§ TASK REQUIREMENTS: How many of the lines here include "this"? Answer with a single number.

§ EXERCISE DATA:
>> begin
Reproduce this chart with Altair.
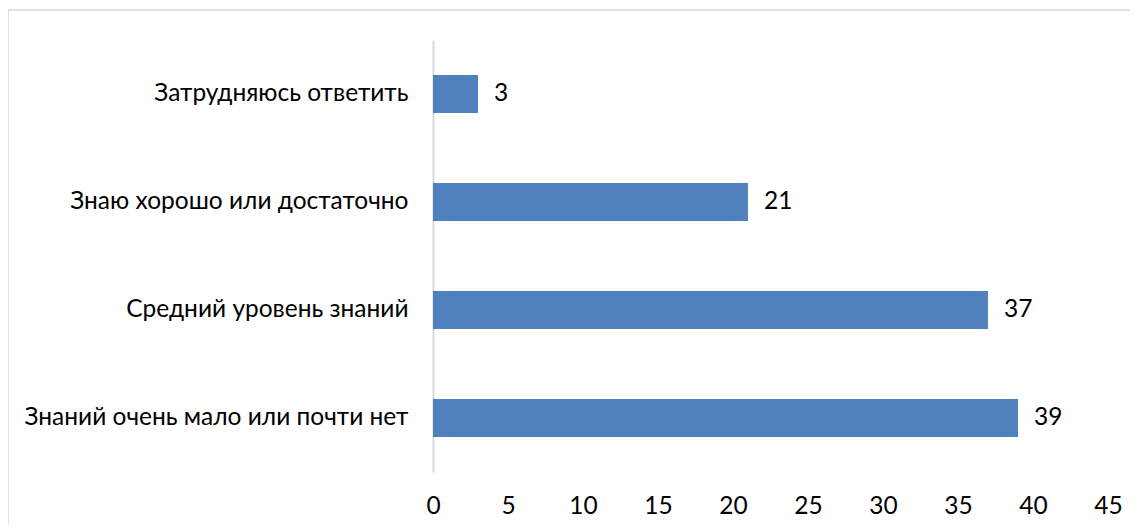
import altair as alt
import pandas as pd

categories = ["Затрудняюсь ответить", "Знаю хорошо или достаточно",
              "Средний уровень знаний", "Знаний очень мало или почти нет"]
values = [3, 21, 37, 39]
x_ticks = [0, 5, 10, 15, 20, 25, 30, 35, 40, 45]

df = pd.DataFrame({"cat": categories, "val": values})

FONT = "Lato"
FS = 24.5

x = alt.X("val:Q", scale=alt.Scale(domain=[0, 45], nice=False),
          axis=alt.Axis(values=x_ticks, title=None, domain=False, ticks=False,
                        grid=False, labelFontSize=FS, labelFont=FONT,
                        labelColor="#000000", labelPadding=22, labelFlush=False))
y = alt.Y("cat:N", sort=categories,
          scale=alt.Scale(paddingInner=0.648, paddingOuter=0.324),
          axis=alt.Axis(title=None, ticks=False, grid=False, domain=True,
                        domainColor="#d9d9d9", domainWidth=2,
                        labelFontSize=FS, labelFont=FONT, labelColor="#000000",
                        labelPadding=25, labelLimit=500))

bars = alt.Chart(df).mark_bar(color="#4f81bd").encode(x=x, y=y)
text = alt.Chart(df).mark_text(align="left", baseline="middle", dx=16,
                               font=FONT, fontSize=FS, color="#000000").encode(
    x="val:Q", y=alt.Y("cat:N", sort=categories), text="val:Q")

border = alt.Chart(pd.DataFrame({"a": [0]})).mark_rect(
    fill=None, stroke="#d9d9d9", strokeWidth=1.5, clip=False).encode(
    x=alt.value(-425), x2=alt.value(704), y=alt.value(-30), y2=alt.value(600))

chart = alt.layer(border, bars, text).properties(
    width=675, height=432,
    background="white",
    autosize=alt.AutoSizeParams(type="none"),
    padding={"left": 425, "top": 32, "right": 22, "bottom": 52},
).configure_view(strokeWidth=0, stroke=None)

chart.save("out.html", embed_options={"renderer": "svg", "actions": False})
>> end
>> begin
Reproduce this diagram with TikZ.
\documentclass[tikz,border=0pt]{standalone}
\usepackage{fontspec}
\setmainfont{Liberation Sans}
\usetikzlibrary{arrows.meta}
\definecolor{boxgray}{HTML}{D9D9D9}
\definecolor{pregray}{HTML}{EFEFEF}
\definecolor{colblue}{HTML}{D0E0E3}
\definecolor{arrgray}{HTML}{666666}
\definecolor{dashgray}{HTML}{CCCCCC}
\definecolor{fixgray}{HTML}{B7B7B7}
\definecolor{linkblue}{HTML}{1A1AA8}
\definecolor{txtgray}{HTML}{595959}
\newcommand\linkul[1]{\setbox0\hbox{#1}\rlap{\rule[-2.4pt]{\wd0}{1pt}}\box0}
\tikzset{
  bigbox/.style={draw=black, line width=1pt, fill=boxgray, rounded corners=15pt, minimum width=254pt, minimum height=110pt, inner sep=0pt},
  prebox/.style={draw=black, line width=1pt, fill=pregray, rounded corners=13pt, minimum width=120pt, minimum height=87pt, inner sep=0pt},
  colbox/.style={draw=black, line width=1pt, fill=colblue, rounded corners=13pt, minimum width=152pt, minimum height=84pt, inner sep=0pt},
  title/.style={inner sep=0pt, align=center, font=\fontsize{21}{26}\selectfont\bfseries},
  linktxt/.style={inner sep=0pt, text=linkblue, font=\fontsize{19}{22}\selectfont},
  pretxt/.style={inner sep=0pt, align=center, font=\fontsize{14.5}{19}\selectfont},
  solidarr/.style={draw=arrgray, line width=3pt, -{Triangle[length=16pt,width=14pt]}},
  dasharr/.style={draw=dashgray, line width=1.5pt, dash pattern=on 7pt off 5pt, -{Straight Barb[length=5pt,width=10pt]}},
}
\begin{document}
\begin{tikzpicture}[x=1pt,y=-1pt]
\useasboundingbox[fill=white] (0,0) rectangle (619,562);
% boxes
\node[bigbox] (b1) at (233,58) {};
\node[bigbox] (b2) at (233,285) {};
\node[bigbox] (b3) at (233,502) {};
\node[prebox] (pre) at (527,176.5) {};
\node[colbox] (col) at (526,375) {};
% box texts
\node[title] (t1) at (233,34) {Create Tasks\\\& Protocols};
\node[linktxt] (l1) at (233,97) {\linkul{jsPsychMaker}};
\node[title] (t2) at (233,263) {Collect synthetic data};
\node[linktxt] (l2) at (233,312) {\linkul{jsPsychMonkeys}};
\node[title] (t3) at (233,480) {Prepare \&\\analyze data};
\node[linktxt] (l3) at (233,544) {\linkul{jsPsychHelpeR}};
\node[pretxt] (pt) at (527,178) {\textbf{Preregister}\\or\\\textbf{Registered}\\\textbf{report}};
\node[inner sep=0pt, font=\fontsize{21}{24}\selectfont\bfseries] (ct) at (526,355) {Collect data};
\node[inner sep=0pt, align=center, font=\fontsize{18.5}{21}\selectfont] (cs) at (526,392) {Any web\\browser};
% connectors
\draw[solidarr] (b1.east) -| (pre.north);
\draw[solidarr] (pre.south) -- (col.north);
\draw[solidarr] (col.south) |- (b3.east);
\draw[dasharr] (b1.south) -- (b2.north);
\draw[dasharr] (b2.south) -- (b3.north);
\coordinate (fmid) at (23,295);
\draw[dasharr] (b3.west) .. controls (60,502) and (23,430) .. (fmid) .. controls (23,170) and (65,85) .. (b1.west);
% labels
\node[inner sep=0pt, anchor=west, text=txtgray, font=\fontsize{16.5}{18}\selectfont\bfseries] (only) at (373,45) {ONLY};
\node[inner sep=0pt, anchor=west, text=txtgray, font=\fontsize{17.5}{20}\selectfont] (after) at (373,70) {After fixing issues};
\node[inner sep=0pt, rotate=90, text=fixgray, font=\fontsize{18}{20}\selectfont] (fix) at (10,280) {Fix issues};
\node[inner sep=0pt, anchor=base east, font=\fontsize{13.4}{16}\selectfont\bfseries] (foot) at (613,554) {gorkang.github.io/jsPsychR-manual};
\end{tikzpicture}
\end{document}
>> end
>> begin
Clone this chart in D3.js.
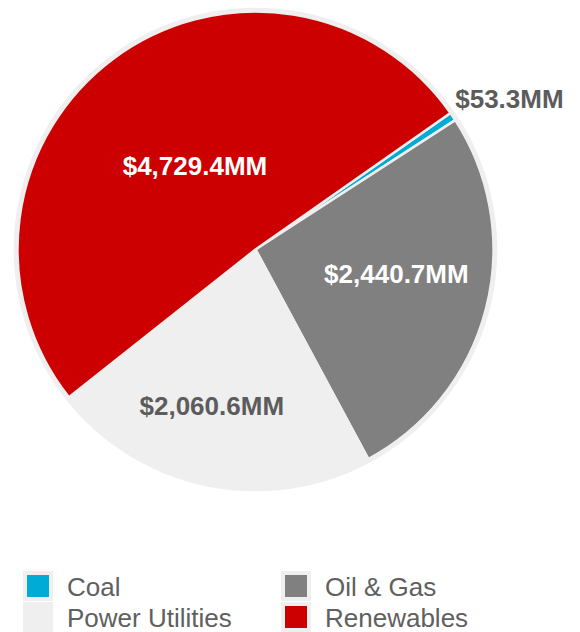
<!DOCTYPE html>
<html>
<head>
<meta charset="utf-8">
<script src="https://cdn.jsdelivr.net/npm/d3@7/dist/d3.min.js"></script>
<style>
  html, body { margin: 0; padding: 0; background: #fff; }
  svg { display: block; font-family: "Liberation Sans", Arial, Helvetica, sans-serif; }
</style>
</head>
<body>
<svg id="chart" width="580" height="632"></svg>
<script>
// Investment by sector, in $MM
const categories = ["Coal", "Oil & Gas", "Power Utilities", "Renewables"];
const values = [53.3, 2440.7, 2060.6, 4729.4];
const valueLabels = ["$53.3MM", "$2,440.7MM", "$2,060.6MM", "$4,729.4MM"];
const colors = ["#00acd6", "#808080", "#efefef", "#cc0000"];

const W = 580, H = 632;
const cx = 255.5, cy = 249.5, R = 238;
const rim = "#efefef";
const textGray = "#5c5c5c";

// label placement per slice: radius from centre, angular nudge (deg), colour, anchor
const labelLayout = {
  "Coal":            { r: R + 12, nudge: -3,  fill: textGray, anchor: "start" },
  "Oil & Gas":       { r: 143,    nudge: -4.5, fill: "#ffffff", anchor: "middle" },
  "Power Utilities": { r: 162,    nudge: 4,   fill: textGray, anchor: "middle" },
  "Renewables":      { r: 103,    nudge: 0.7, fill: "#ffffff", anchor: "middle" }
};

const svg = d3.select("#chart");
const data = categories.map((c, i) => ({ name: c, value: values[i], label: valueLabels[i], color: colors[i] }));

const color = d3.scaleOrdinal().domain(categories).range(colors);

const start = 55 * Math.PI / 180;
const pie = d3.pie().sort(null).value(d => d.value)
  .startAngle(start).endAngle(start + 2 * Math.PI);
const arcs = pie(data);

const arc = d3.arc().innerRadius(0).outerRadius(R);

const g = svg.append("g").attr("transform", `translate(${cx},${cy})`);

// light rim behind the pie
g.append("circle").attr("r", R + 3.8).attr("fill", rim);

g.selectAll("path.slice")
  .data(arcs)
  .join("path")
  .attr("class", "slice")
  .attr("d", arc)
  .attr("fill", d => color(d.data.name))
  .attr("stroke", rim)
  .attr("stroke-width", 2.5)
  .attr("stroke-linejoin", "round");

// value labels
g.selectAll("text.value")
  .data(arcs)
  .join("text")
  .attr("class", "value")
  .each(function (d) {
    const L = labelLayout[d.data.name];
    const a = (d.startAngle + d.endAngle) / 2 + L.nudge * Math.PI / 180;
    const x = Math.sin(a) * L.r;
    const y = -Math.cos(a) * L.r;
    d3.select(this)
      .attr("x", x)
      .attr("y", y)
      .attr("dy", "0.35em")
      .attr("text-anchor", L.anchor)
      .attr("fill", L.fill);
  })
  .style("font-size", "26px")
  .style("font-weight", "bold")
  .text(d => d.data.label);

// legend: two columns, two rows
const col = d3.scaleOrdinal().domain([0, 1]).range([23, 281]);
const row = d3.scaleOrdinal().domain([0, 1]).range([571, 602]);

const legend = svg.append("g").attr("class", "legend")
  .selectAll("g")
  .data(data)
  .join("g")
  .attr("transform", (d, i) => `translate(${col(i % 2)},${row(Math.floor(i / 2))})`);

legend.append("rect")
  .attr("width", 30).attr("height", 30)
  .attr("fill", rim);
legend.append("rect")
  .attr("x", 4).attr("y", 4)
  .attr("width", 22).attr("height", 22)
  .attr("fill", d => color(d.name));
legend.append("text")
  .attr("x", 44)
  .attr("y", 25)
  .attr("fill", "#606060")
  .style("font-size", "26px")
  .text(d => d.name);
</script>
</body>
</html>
>> end
§ RESPONSE TO THE TASK: 4